Античной иронии больше всего присущи органическая, стихийная объективность, жизненность, что делает ее значимой и для современности, так как она может служить хорошим противоядием против изощренно-субъективистских толкований современного эстетического модернизма, опирающегося на более слабые стороны романтической эстетики.

§6. То же. Риторика

К разделу, посвященному модификациям прекрасного, необходимо относить еще и весьма обширные материалы из античных представителей  риторики. Однако подвергнуть эту риторическую модификацию прекрасного более или менее обстоятельному рассмотрению очень трудно потому, что весь этот раздел покамест еще довольно слабо разработан в классической филологии. Нам пришлось бы затратить огромное время и место для того, чтобы осветить здесь хотя бы главнейшие теории. Кроме того, некоторые материалы из этой области уже были указаны нами выше; и для того, кто хотел бы получить хотя бы только некоторые примеры риторических теорий эстетической модификации, достаточно будет ознакомиться с этими нашими материалами. Так, например, мы говорили о "подобающем", а также о соотношении красоты и удовольствия у Дионисия Галикарнасского (ИАЭ V 440, 438), о красивом и смешном у Деметрия Фалерейского (449), о возвышенном у Псевдо-Лонгина (452 – 458), о красоте и блистательности у Гермогена Тарсского (474 – 475), о многочисленных категориях эстетической модификации у Цицерона (477 – 481, 483 – 486), о типах подражания у Квинтилиана (500 – 502).

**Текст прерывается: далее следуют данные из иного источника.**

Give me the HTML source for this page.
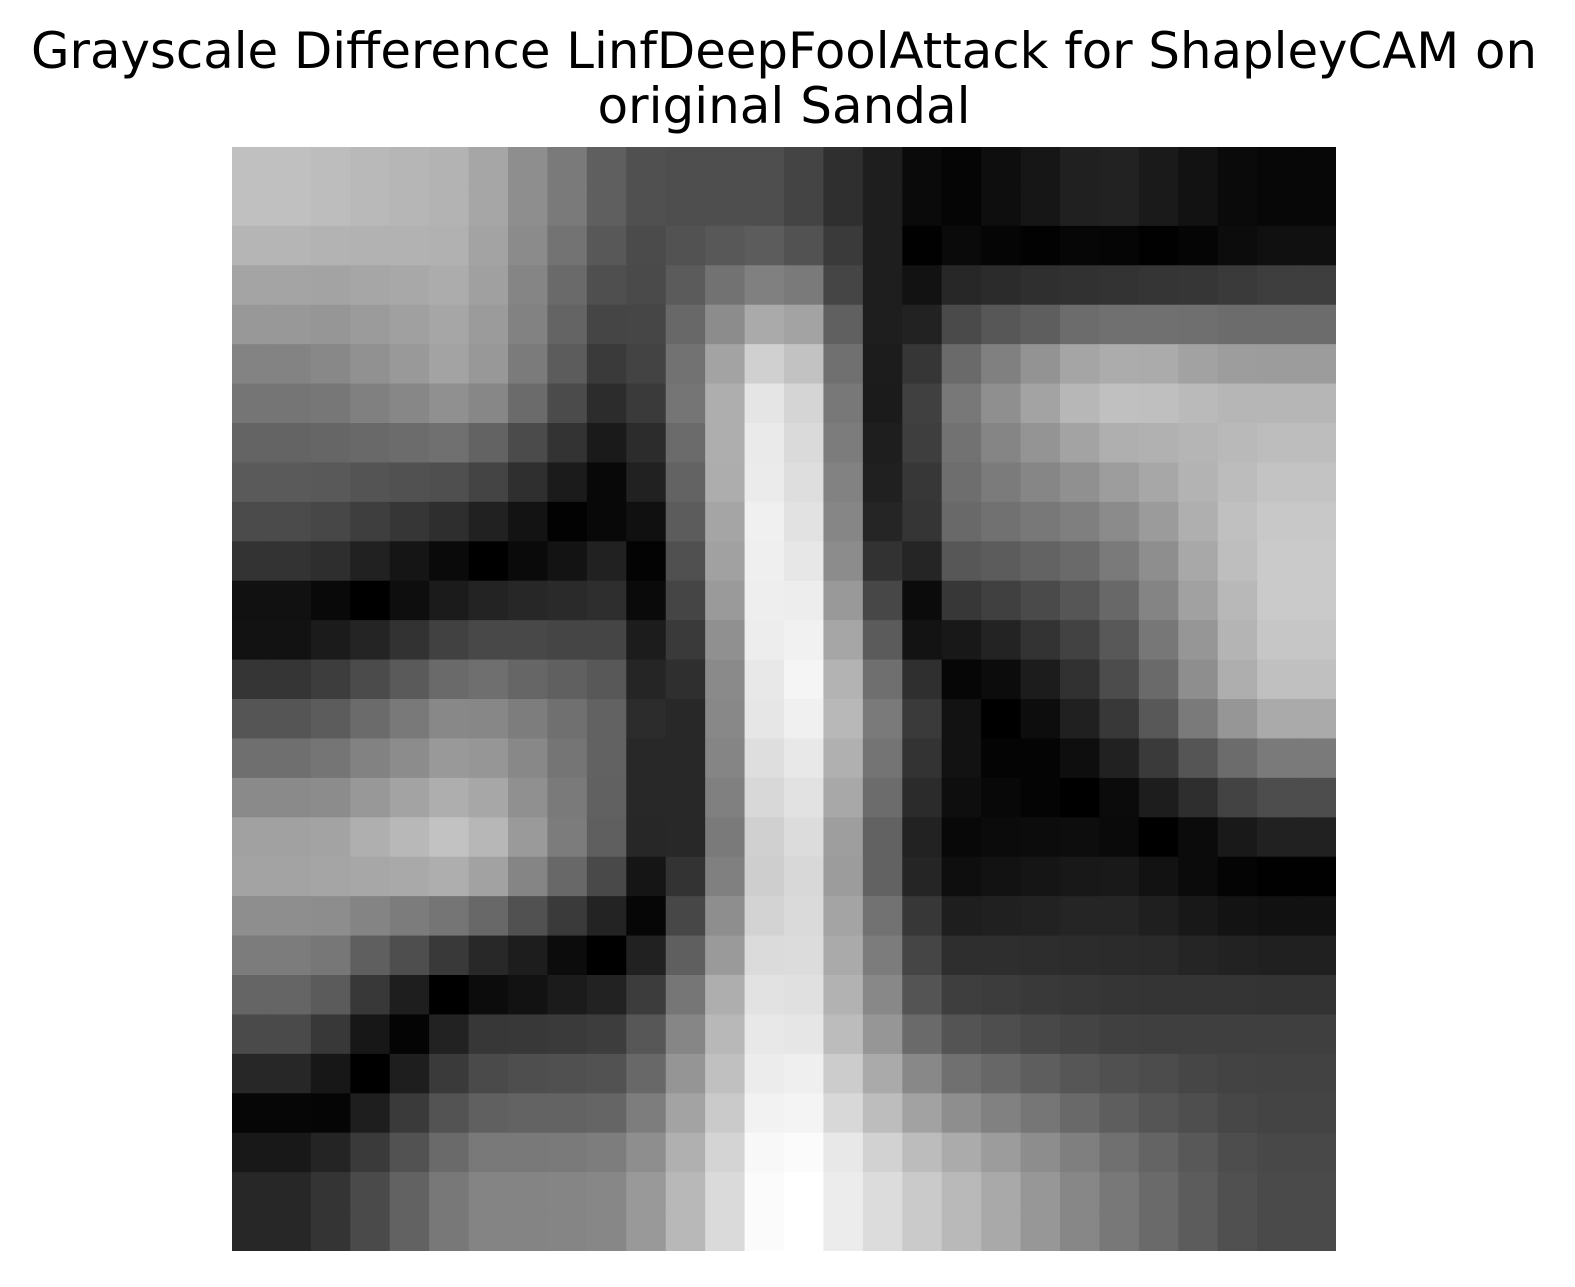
<!DOCTYPE html>
<html><head><meta charset="utf-8">
<style>
html,body{margin:0;padding:0;background:#fff;}
#wrap{position:relative;width:1575px;height:1287px;overflow:hidden;}
svg{display:block;}
</style></head>
<body>
<div id="wrap">
<svg id="chart" width="1575" height="1287" viewBox="0 0 1575 1287">
<text x="784" y="68" text-anchor="middle" font-family="DejaVu Sans, Liberation Sans, sans-serif" font-size="50" fill="#000" textLength="1506" lengthAdjust="spacingAndGlyphs">Grayscale Difference LinfDeepFoolAttack for ShapleyCAM on</text>
<text x="784" y="123" text-anchor="middle" font-family="DejaVu Sans, Liberation Sans, sans-serif" font-size="50" fill="#000">original Sandal</text>
<g id="cells"></g>
</svg>
</div>
<script>
// Grayscale intensity (0-255) per cell, row by row (28 x 28)
const row0  = [192,192,189,185,182,179,166,142,122,95,80,78,78,78, 68,47,30,10,5,14,22,32,34,26,18,10,7,7];
const row1  = [192,192,189,185,182,179,166,142,122,95,80,78,78,78, 68,47,30,10,5,14,22,32,34,26,18,10,7,7];
const row2  = [181,181,179,178,178,177,163,139,115,88,75,82,88,92, 82,58,30,1,10,5,2,6,5,1,5,12,16,16];
const row3  = [164,164,163,166,168,172,160,133,106,79,74,91,114,128, 122,69,30,18,39,43,47,49,51,53,54,58,62,62];
const row4  = [152,152,150,155,160,166,155,130,100,69,70,104,140,170, 163,96,30,34,74,87,94,108,112,112,111,108,108,108];
const row5  = [131,131,136,145,153,163,152,123,92,58,67,114,163,208, 194,112,28,54,106,128,147,165,172,171,162,157,156,156];
const row6  = [117,117,119,128,135,144,135,107,75,44,58,117,174,229, 213,120,27,64,120,143,163,183,192,191,186,182,182,182];
const row7  = [100,100,102,105,108,112,99,75,51,26,44,107,174,234, 218,124,30,62,114,133,148,163,175,177,181,185,189,189];
const row8  = [90,90,89,84,81,79,68,47,27,8,33,99,173,235, 222,130,32,55,110,123,134,144,157,167,179,188,195,195];
const row9  = [75,75,71,62,54,46,33,19,2,8,16,92,165,240, 226,134,37,53,105,113,120,127,139,155,175,192,200,200];
const row10 = [51,51,46,33,21,10,0,10,19,33,3,80,161,239, 231,140,50,37,87,92,99,106,122,142,168,190,202,202];
const row11 = [17,17,9,0,14,27,35,39,42,46,10,69,154,238, 237,153,71,11,55,64,74,86,104,132,161,184,202,202];
const row12 = [18,18,27,36,50,65,72,72,69,69,28,58,144,237, 241,166,91,19,24,35,51,66,88,119,150,180,198,198];
const row13 = [53,53,61,75,90,106,111,102,96,88,37,47,138,232, 245,179,111,47,6,12,28,49,76,106,142,174,192,192];
const row14 = [85,85,92,107,121,136,135,125,112,98,44,40,136,230, 240,184,122,58,18,0,13,32,56,88,122,150,170,170];
const row15 = [111,111,117,130,140,153,150,136,117,98,40,40,133,222, 232,176,116,51,18,4,4,14,33,58,85,108,122,122];
const row16 = [138,138,140,152,163,174,167,144,122,97,40,40,128,216, 226,168,108,43,14,8,4,0,11,29,46,67,77,77];
const row17 = [161,161,163,175,184,194,183,154,124,95,39,40,122,208, 220,158,98,34,8,11,12,13,10,0,11,25,33,33];
const row18 = [163,163,165,167,169,174,162,133,104,73,21,51,128,206, 216,156,98,37,14,18,21,24,25,18,11,4,1,1];
const row19 = [142,142,141,132,124,117,104,81,58,35,6,71,142,211, 218,164,114,55,30,32,34,37,37,31,24,19,17,17];
const row20 = [124,124,119,95,78,57,40,29,12,0,33,95,154,219, 220,170,124,69,46,46,45,44,43,42,37,34,32,32];
const row21 = [101,101,91,56,30,0,12,18,27,34,60,118,174,226, 224,178,136,84,62,60,57,55,53,52,52,52,51,51];
const row22 = [74,74,56,23,4,34,55,56,58,61,87,134,184,232, 230,188,150,106,84,78,72,68,64,63,63,63,63,63];
const row23 = [39,39,23,0,30,58,74,78,80,82,104,149,192,236, 239,204,170,136,112,103,94,86,80,76,70,67,66,66];
const row24 = [6,6,5,30,58,83,96,99,99,101,125,163,202,242, 244,216,189,162,142,129,118,105,94,85,78,71,68,68];
const row25 = [24,24,36,58,82,106,121,121,122,125,142,176,212,248, 251,232,210,188,171,156,141,127,112,100,88,77,72,72];
const row26 = [39,39,52,74,98,120,132,132,133,135,153,184,218,251, 255,236,220,202,185,169,151,135,120,106,92,80,74,74];
const row27 = [39,39,52,74,98,120,132,132,133,135,153,184,218,251, 255,236,220,202,185,169,151,135,120,106,92,80,74,74];
const grid = [row0,row1,row2,row3,row4,row5,row6,row7,row8,row9,row10,row11,row12,row13,
              row14,row15,row16,row17,row18,row19,row20,row21,row22,row23,row24,row25,row26,row27];

const X0 = 232, Y0 = 147, SIZE = 1104;
const nRows = grid.length, nCols = grid[0].length;
function xScale(c){ return X0 + c * SIZE / nCols; }
function yScale(r){ return Y0 + r * SIZE / nRows; }
function color(v){ const g = Math.max(0, Math.min(255, Math.round(v))); return 'rgb(' + g + ',' + g + ',' + g + ')'; }

const NS = 'http://www.w3.org/2000/svg';
const g = document.getElementById('cells');
for (let r = 0; r < nRows; r++) {
  for (let c = 0; c < nCols; c++) {
    const rect = document.createElementNS(NS, 'rect');
    const x1 = xScale(c), x2 = xScale(c + 1), y1 = yScale(r), y2 = yScale(r + 1);
    const wAdd = (c === nCols - 1) ? 0 : 0.6;
    const hAdd = (r === nRows - 1) ? 0 : 0.6;
    rect.setAttribute('x', x1.toFixed(2));
    rect.setAttribute('y', y1.toFixed(2));
    rect.setAttribute('width', (x2 - x1 + wAdd).toFixed(2));
    rect.setAttribute('height', (y2 - y1 + hAdd).toFixed(2));
    rect.setAttribute('fill', color(grid[r][c]));
    
    
    g.appendChild(rect);
  }
}
</script>
</body></html>
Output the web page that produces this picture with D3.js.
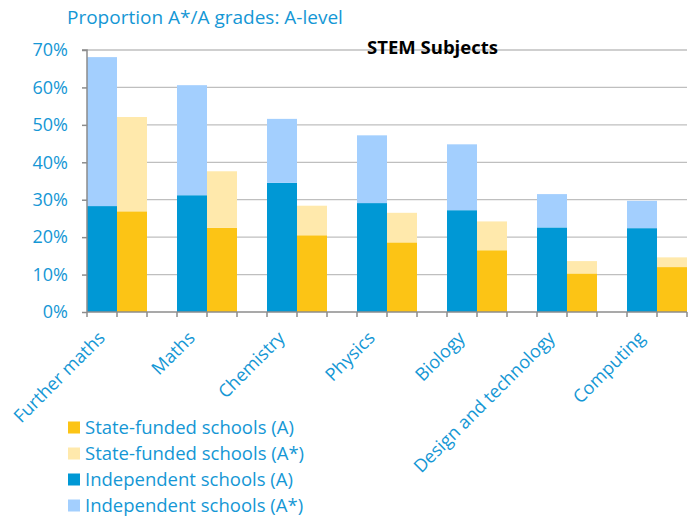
<!DOCTYPE html>
<html><head><meta charset="utf-8">
<script src="https://cdn.jsdelivr.net/npm/d3@7"></script>
<style>body{margin:0;background:#fff}svg{display:block}text{font-family:"Open Sans",sans-serif}</style>
</head><body><svg id="c" width="695" height="517"></svg>
<script>
const categories = ["Further maths","Maths","Chemistry","Physics","Biology","Design and technology","Computing"];
const independentA     = [28.3, 31.2, 34.5, 29.1, 27.2, 22.6, 22.4];
const independentAstar = [39.8, 29.4, 17.1, 18.1, 17.6,  8.9,  7.3];
const stateA           = [26.9, 22.5, 20.5, 18.6, 16.5, 10.3, 12.0];
const stateAstar       = [25.2, 15.1,  7.9,  7.9,  7.7,  3.3,  2.6];
const yTicks = [0,10,20,30,40,50,60,70];
const groups = ["Independent","State"];
const legendLabels = ["State-funded schools (A)","State-funded schools (A*)","Independent schools (A)","Independent schools (A*)"];

const colors = {IndA:"#0098d5", IndS:"#a3cffe", StA:"#fcc415", StS:"#ffe9ac"};
const textBlue = "#1597d5";

const svg = d3.select("#c");
const pL = 87, pR = 687, pT = 50, pB = 312;
const x0 = d3.scaleBand().domain(categories).range([pL, pR + (pR-pL)/20]);
const x1 = d3.scaleBand().domain(groups).range([0, x0.bandwidth()*2/3]);
const y = d3.scaleLinear().domain([0,70]).range([pB, pT]);

// gridlines
svg.append("g").selectAll("line").data(yTicks.filter(d=>d>0)).join("line")
  .attr("x1",pL).attr("x2",pR).attr("y1",d=>y(d)).attr("y2",d=>y(d))
  .attr("stroke","#bfbfbf").attr("stroke-width",1.3);

// title
svg.append("text").attr("x",67).attr("y",24).attr("font-size",19).attr("fill",textBlue)
  .text("Proportion A*/A grades: A-level");
svg.append("text").attr("x",432.5).attr("y",54).attr("text-anchor","middle").attr("font-size",18.5)
  .attr("font-weight","bold").attr("fill","#000").text("STEM Subjects");

// stacked bars
const stackKeys = ["A","Astar"];
const indData = categories.map((c,i)=>({cat:c, A:independentA[i], Astar:independentAstar[i]}));
const stData = categories.map((c,i)=>({cat:c, A:stateA[i], Astar:stateAstar[i]}));
const stack = d3.stack().keys(stackKeys);
function drawGroup(data, grp, cols){
  const series = stack(data);
  svg.append("g").selectAll("g").data(series).join("g")
    .attr("fill",(d,i)=>cols[i])
    .selectAll("rect").data(d=>d).join("rect")
    .attr("x",d=>x0(d.data.cat)+x1(grp))
    .attr("width",x1.bandwidth())
    .attr("y",d=>y(d[1]))
    .attr("height",d=>y(d[0])-y(d[1]));
}
drawGroup(indData,"Independent",[colors.IndA,colors.IndS]);
drawGroup(stData,"State",[colors.StA,colors.StS]);

// y axis
const yAxis = d3.axisLeft(y).tickValues(yTicks).tickFormat(d=>d+"%").tickSize(5).tickPadding(14);
const ya = svg.append("g").attr("transform",`translate(${pL},0)`).call(yAxis);
ya.select(".domain").attr("stroke","#8c8c8c").attr("stroke-width",1.5).attr("d",`M-5,${pT}H0V${pB}`);
ya.selectAll(".tick line").attr("stroke","#8c8c8c").attr("stroke-width",1.5);
ya.selectAll("text").attr("font-size",18).attr("fill",textBlue).attr("font-family","'Open Sans'");

// x axis line and ticks
const xt = [];
categories.forEach(c=>{ for(let j=0;j<3;j++) xt.push(x0(c)+x1.step()*j); });
svg.append("line").attr("x1",pL).attr("x2",pR).attr("y1",pB).attr("y2",pB)
  .attr("stroke","#8c8c8c").attr("stroke-width",1.5);
svg.append("g").selectAll("line").data(xt).join("line")
  .attr("x1",d=>d).attr("x2",d=>d).attr("y1",pB).attr("y2",pB+5)
  .attr("stroke","#8c8c8c").attr("stroke-width",1.5);

// category labels
svg.append("g").selectAll("text").data(categories).join("text")
  .attr("transform",d=>`translate(${x0(d)+x1.step()-11},${pB+27}) rotate(-45)`)
  .attr("text-anchor","end").attr("font-size",18).attr("fill",textBlue).text(d=>d);

// legend
const legCols = [colors.StA, colors.StS, colors.IndA, colors.IndS];
const lg = svg.append("g").selectAll("g").data(legendLabels).join("g")
  .attr("transform",(d,i)=>`translate(68,${427.5 + i*26})`);
lg.append("rect").attr("x",0).attr("y",-6).attr("width",12).attr("height",12).attr("fill",(d,i)=>legCols[i]);
lg.append("text").attr("x",17).attr("y",6).attr("font-size",18.5).attr("fill",textBlue).text(d=>d);
</script></body></html>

Давать подробный анализ и особенно сводку подобного рода риторических модификаций сейчас еще рано.

§7. Семиотика. Термин "символ"

1. Вступительное замечание

Нами рассмотрены все главнейшие субстанциально-интегральные термины античной эстетики. Остается еще одна область, которую необходимо рассмотреть. Именно после обозрения всех указанных терминов сам собой возникает вопрос не только о типах всей этой терминологии, но и вопрос о соотношении этих типов. При этом ощущается необходимость не только качественного соотношения всех этих терминов, – их качественное своеобразие не могло нами не указываться при их характеристике, – но общий характер соотношения всех этих терминов. И тут мы встречаемся с одним знаменитым термином, которому предстояло великое будущее за пределами античности, но который в самой античности получил философское оформление только в самой последней по времени философской школе античности, а именно только у неоплатоников. Но мы бы сказали, что как раз эта чересчур большая общность и совсем нефилософское, можно сказать, обыденное употребление этого слова в античности, это-то как раз и интересно для истории эстетики. Область, к которой относится данный термин, есть, вообще говоря, область знака, или  семиотика. Но подобного рода знаковая область до чрезвычайности пестра и разнообразна в античности, так что и тот термин, который является здесь наиболее общим, а именно термин "символ", в течение тысячелетней античности получал неимоверно разнообразное значение, так что его историческое значение оказывается весьма поучительным как раз для всей античной семиотики. То, что вначале имело по преимуществу обывательский смысл и что только в конце античности получило окончательную философскую разработку, это-то как раз и является для нас в данном случае весьма интересным. Делается видным и ощутительным то, что термин этот назревал в античности целыми столетиями, откуда и становится понятным, что глубокая и прочувствованная теория символа не появилась в качестве абстрактной выдумки, но оказалась только завершением тысячелетия работы мысли и даже тысячелетнего развития обоих классических языков [382].